Many of the human epidemiological studies showing a correlation between dietary fat consumption and heart disease were either highly undersampled, not representative of the populations they drew from, or composed of cherry-picked data. The most infamous example is Keys’ “Seven Countries Study.” The observed associations often disappeared when more robust datasets were analyzed, and have been contradicted by larger, more robust analyses since.
Despite those shortcomings, Dr. Keys’ hypothesis gained favor. Weaknesses in the evidence were overlooked due to the immense social pressure surrounding the very public spotlight that had been placed on solving the problem. The evidence was viewed as good enough, given the pressure policymaking institutions were under to implement a solution.
Competition for social status distorts the “marketplace of ideas”
If you study the history of Ancel Keys, you see clearly that Keys was not just a prolific and hardworking researcher, he was also a charismatic and ambitious career man. Even in science, ideas do not rise and fall based solely on the strength of evidence.

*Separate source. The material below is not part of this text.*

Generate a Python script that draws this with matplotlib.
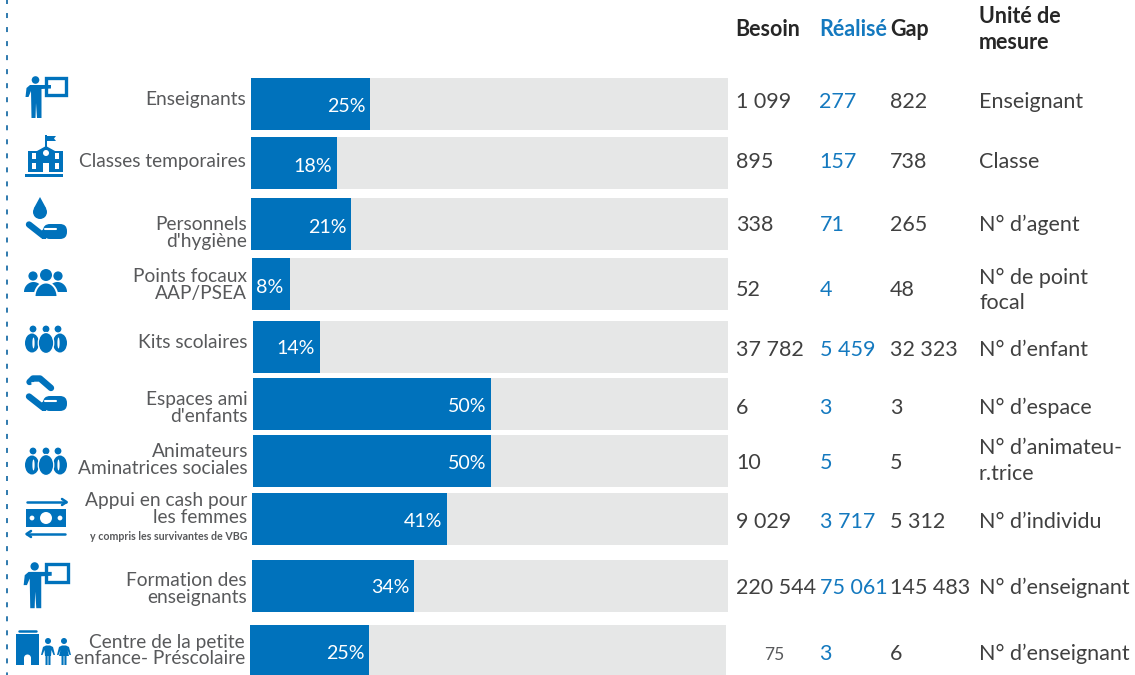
import matplotlib
matplotlib.use("Agg")
import matplotlib.pyplot as plt
import numpy as np
from matplotlib.patches import Circle, Rectangle, Polygon, FancyBboxPatch, Ellipse

# ---------- data ----------
percent = [25, 18, 21, 8, 14, 50, 50, 41, 34, 25]
besoin = ["1 099", "895", "338", "52", "37 782", "6", "10", "9 029", "220 544", "75"]
realise = ["277", "157", "71", "4", "5 459", "3", "5", "3 717", "75 061", "3"]
gap = ["822", "738", "265", "48", "32 323", "3", "5", "5 312", "145 483", "6"]
labels = [["Enseignants"], ["Classes temporaires"], ["Personnels", "d'hygiène"],
          ["Points focaux", "AAP/PSEA"], ["Kits scolaires"], ["Espaces ami", "d'enfants"],
          ["Animateurs", "Aminatrices sociales"], ["Appui en cash pour", "les femmes"],
          ["Formation des", "enseignants"], ["Centre de la petite", "enfance- Préscolaire"]]
units = [["Enseignant"], ["Classe"], ["N° d’agent"], ["N° de point", "focal"], ["N° d’enfant"],
         ["N° d’espace"], ["N° d’animateu-", "r.trice"], ["N° d’individu"],
         ["N° d’enseignant"], ["N° d’enseignant"]]
headers = ["Besoin", "Réalisé", "Gap"]
unit_header = ["Unité de", "mesure"]
note = "y compris les survivantes de VBG"

# ---------- layout (pixels) ----------
bar_left = [251, 251, 251, 252, 253, 253, 253, 252, 252, 250]
bar_top = [78, 137, 198, 258, 321, 378, 435, 493, 560, 625]
bar_h = [52, 52, 52, 52, 52, 52, 52, 52, 52, 50]
track_right = [728, 728, 728, 728, 728, 728, 728, 728, 728, 726]
full_w = 476
label_right = [246, 246, 247, 247, 248, 248, 248, 247, 247, 245]
label_base = [[105], [167], [230, 247], [282, 299], [348], [405, 422], [457, 474], [506, 523], [586, 603], [648, 664]]
pct_base = [112, 172, 233, 293, 354, 412, 469, 527, 593, 659]
row_base = [108, 168, 231, 296, 356, 414, 469, 528, 594, 660]
unit_base = [[108], [168], [231], [284, 309], [356], [414], [454, 480], [528], [594], [660]]

BLUE = "#0072BC"
GREY = "#E6E7E7"
LABEL = "#58595B"
TEXT = "#404040"
BLUET = "#1479BF"

plt.rcParams["font.family"] = ["Lato", "Open Sans", "DejaVu Sans"]
fig = plt.figure(figsize=(11.35, 6.75), dpi=100)
ax = fig.add_axes([0, 0, 1, 1])
ax.set_xlim(0, 1135)
ax.set_ylim(675, 0)
ax.axis("off")

ax.plot([7, 7], [-2.5, 675], color="#1F6FA8", lw=1.3, dashes=(2.77, 5))

LS = 13.8
VS = 15.5
PS = 14.1
HS = 15.5
for i, p in enumerate(percent):
    yc = bar_top[i] + bar_h[i] / 2
    ax.barh(yc, track_right[i] - bar_left[i], left=bar_left[i], height=bar_h[i], color=GREY, lw=0)
    ax.barh(yc, full_w * p / 100, left=bar_left[i], height=bar_h[i], color=BLUE, lw=0)
    right = bar_left[i] + full_w * p / 100
    if p == 8:
        ax.text(256, pct_base[i], f"{p}%", color="white", fontsize=PS, ha="left", va="baseline")
    else:
        ax.text(right - 4.5, pct_base[i], f"{p}%", color="white", fontsize=PS, ha="right", va="baseline")
    for line, b in zip(labels[i], label_base[i]):
        ax.text(label_right[i], b, line, color=LABEL, fontsize=LS, ha="right", va="baseline")
    if i == 9:
        ax.text(764, row_base[i], besoin[i], color=LABEL, fontsize=12.5, ha="left", va="baseline")
    else:
        ax.text(736, row_base[i], besoin[i], color=TEXT, fontsize=VS, ha="left", va="baseline")
    ax.text(819.5, row_base[i], realise[i], color=BLUET, fontsize=VS, ha="left", va="baseline")
    ax.text(890, row_base[i], gap[i], color=TEXT, fontsize=VS, ha="left", va="baseline")
    for line, b in zip(units[i], unit_base[i]):
        ax.text(979, b, line, color=TEXT, fontsize=VS, ha="left", va="baseline")

ax.text(247, 540, note, color=LABEL, fontsize=7.7, fontweight="bold", ha="right", va="baseline")

for x, h, c in zip([735.5, 819, 890], headers, ["#262626", BLUET, "#262626"]):
    ax.text(x, 36, h, color=c, fontsize=HS, fontweight="bold", ha="left", va="baseline")
for b, h in zip([23, 49], unit_header):
    ax.text(979, b, h, color="#262626", fontsize=HS, fontweight="bold", ha="left", va="baseline")


# ---------- pictograms (decoration, in pixel space) ----------
def circ(x, y, r, c=BLUE):
    ax.add_patch(Circle((x, y), r, fc=c, ec="none"))

def rect(x, y, w, h, c=BLUE):
    ax.add_patch(Rectangle((x, y), w, h, fc=c, ec="none"))

def poly(pts, c=BLUE):
    ax.add_patch(Polygon(pts, closed=True, fc=c, ec="none"))

def stroke(pts, lw=2.2, c=BLUE):
    ax.plot(*zip(*pts), color=c, lw=lw, solid_capstyle="round", solid_joinstyle="round")

def dome(cx, bottom, w, h, ec="none", lw=0):
    t = np.linspace(np.pi, 2 * np.pi, 40)
    pts = np.column_stack([cx + w / 2 * np.cos(t), bottom + h * np.sin(t)])
    ax.add_patch(Polygon(pts, closed=True, fc=BLUE, ec=ec, lw=lw))

def teacher(x, y, s=1.0):
    circ(x + 11.5 * s, y + 4 * s, 3.8 * s)
    ax.add_patch(Rectangle((x + 21.5 * s, y + 1.5 * s), 20 * s, 17 * s, fc="white", ec=BLUE, lw=2.4))
    poly([(x + 1.5 * s, y + 21 * s), (x + 2.5 * s, y + 12 * s), (x + 6 * s, y + 9 * s), (x + 17 * s, y + 9 * s),
          (x + 27 * s, y + 9 * s), (x + 27 * s, y + 12.5 * s), (x + 17.5 * s, y + 13 * s), (x + 17.5 * s, y + 42 * s),
          (x + 13 * s, y + 42 * s), (x + 12 * s, y + 27 * s), (x + 11.5 * s, y + 42 * s), (x + 7.5 * s, y + 42 * s),
          (x + 7 * s, y + 15 * s), (x + 4.5 * s, y + 21 * s)])

def school(x, y):
    rect(x + 2, y + 39, 38, 2.6)
    poly([(x + 5, y + 16), (x + 14, y + 16), (x + 23, y + 11), (x + 32, y + 16), (x + 40, y + 16),
          (x + 40, y + 37), (x + 5, y + 37)])
    rect(x + 22.2, y, 1.6, 12)
    poly([(x + 23, y + 1), (x + 33, y + 1), (x + 31, y + 3.5), (x + 33, y + 6), (x + 23, y + 6)])
    circ(x + 23, y + 18, 3, "white")
    for wx in (x + 9, x + 32):
        for wy in (y + 18, y + 28):
            rect(wx, wy, 3.6, 5.5, "white")
    rect(x + 20, y + 28, 5.5, 9, "white")

def hand(x, y):
    ax.add_patch(FancyBboxPatch((x + 18, y + 3), 24, 15, boxstyle="round,pad=0,rounding_size=7", fc=BLUE, ec="none"))
    stroke([(x + 4, y + 3.5), (x + 18, y + 14.5)], 4.6)
    poly([(x + 15, y + 11), (x + 21, y + 6), (x + 21, y + 18), (x + 17, y + 18)])
    stroke([(x + 20, y + 8), (x + 31, y + 8)], 1.5, "white")

def drop(x, y):
    circ(x, y + 15, 7)
    poly([(x - 6.3, y + 11.6), (x, y), (x + 6.3, y + 11.6)])

def people3(x, y):
    circ(x + 9, y + 6, 4.6)
    circ(x + 22, y + 5, 6)
    circ(x + 34, y + 6, 4.6)
    dome(x + 9.5, y + 22, 19, 10)
    dome(x + 33.5, y + 22, 19, 10)
    dome(x + 22, y + 27, 23, 14.5, ec="white", lw=1.4)

def crowd(x, y):
    for cx in (x + 8, x + 21, x + 33):
        circ(cx, y + 4, 3.4)
    for cx, sx in ((x + 7, x + 8.5), (x + 35, x + 33.5)):
        ax.add_patch(Ellipse((cx, y + 18), 14, 19, fc=BLUE, ec="none"))
        ax.add_patch(Ellipse((sx, y + 18), 2.2, 11, fc="white", ec="none"))
    ax.add_patch(Ellipse((x + 21, y + 18), 15.5, 21, fc=BLUE, ec="white", lw=0.9))

def cash(x, y):
    stroke([(x + 2, y + 3), (x + 41, y + 3)], 1.8)
    stroke([(x + 37, y), (x + 41.5, y + 3), (x + 37, y + 6)], 1.8)
    rect(x + 1, y + 10, 40, 18)
    circ(x + 21, y + 19, 6, "white")
    circ(x + 7, y + 19, 2.4, "white")
    circ(x + 35, y + 19, 2.4, "white")
    stroke([(x + 2, y + 35), (x + 40, y + 35)], 1.8)
    stroke([(x + 6, y + 32), (x + 1.5, y + 35), (x + 6, y + 38)], 1.8)

def preschool():
    rect(16, 634, 23, 31)
    stroke([(19, 630.5), (36, 630.5)], 1.8)
    rect(24, 658, 7, 7, "white")
    circ(27.5, 658, 3.5, "white")
    for cx, girl in ((48, False), (64, True)):
        circ(cx, 641, 3)
        poly([(cx - 7, 655), (cx - 5, 647), (cx - 2, 645.5), (cx + 2, 645.5), (cx + 5, 647), (cx + 7, 655), (cx + 5.5, 655),
              (cx + 3.5, 650), (cx + (5 if girl else 3), 656), (cx + 2.5, 656), (cx + 2.5, 665), (cx + .4, 665), (cx + .4, 656),
              (cx - .4, 656), (cx - .4, 665), (cx - 2.5, 665), (cx - 2.5, 656), (cx - (5 if girl else 3), 656),
              (cx - 3.5, 650), (cx - 5.5, 655)])

teacher(24, 76)
school(23, 135)
drop(40, 197)
hand(25, 221)
people3(24, 270)
crowd(25, 325)
hand(25, 393)
stroke([(29.5, 382), (33, 378.5), (40, 378.5), (51, 388)], 4.6)
stroke([(32, 382.8), (38, 382.8)], 1.3, "white")
crowd(25, 447)
cash(25, 499)
teacher(22, 562, 1.1)
preschool()

fig.savefig("out.png", dpi=100)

Their adoption is a function of both the supporting data and social factors, such as salesmanship. Like anyone else, scientists are motivated by fame and glory (social status). Keys knew how to sell his ideas, and to cultivate a social network connecting him to decision makers within powerful institutions.
Ideas do not exist as disembodied Platonic forms, competing with one another in a rational “marketplace of ideas.” Ideas exist in human minds, which are only partially rational and truth-seeking. Ideas spread between minds through social interaction, battling for dominance based on their utility in putting people on a desired trajectory within social status hierarchies. People want either more status or security in what they have, choosing to endorse and spread ideas accordingly.